Most importantly, we have a huge team of rangers, 150 at least. They seem to be in every bush, on every rock and on every junction. It is a really special experience for the runners and staff to get time with them.

The last 10 km today is along a beautiful river that marks the boundary of the conservancy. It’s an extremely hot day and the river is very sheltered, it must be 30 degrees down here. How the runners will make it through this section of the race without jumping in the river I have no idea. The only thing that will stop them is the 3m exclusion zone outside the track – if the runners step beyond this it is an automatic disqualification. Today, we need to get our markers right because we don’t want anyone to make a wrong turn.

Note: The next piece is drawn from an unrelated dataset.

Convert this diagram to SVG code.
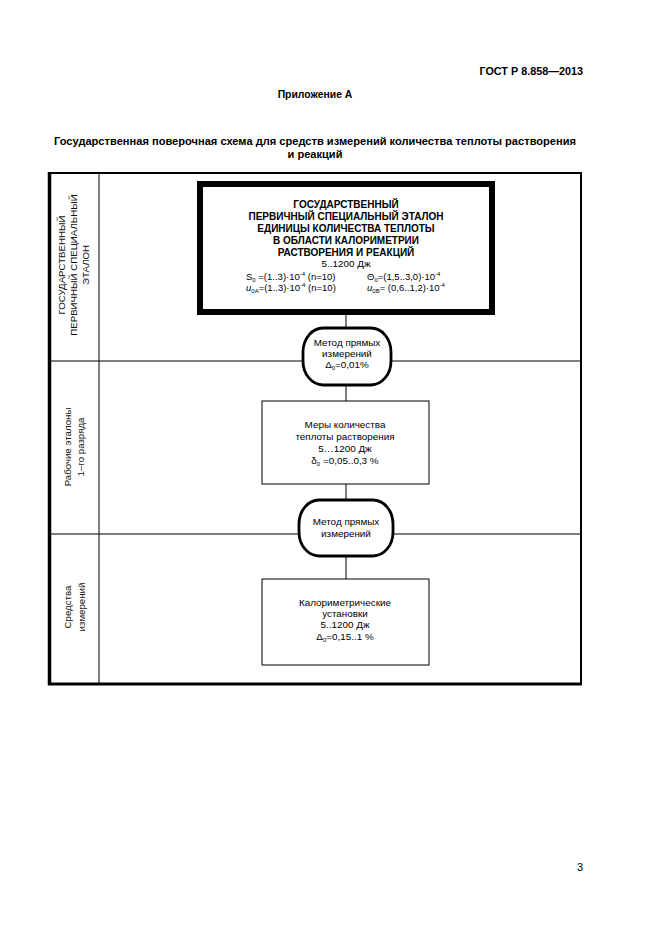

Basecamp is really hot and there is no cover, so we try to make some shelter using tarps. As usual, the first few runners are coming in just as we’ve finished setting up. We’re camping at a school, but there are no pupils as it is a Saturday. We recruit the kids that are around to stand at the top of the road and cheer when runners come in, this is useful for us because we can’t see them coming so we can get ourselves ready to scoop up some exhausted runners. Our plan is successful until the rhino costume shows up. When that comes around the corner the kids go quiet – they don’t know what to think nor do! I’m expecting to see a melted body in there.

We take the costume off Kenneth and he rolls on the floor he tells us he needs a few minutes to recover. We can only imagine the heat in that costume. Bryan, as always, is chipper. He gives me a nod and heads off to his tent. A few minutes later he comes back to tell me where he’s set up beds and to tell the others where to go. The word comes in that Oli isn’t going well today.

Every day I’ve waited on the line until the last runner comes in. I’m not sure if it’s helpful but I think it’s fair. I’m sure it was really tough out there. Today there will be some seriously stressed bodies coming in. Yesterday was hump day, but I feel like today might break people. In the end everyone that started the day finishes.

The call is made to have the race brief tonight, perhaps this is to allow everyone to have a lie in tomorrow. There is a surprise to reveal. We’ve known about this since April and I’ve heard more about it throughout the week. It’s great news and it will definitely get everyone across the line. I want to give everyone an update on fundraising too.

The team have raised an amazing £60,000. The real surprise though, is that Eliud Kipchoge, Marathon world record holder and Olympic gold medallist, will be on the line to hand out the medals.

It’s hard to believe tomorrow is the last day. I feel like we’re only getting settled in. I’m sure the runners feel different and want it to be over now.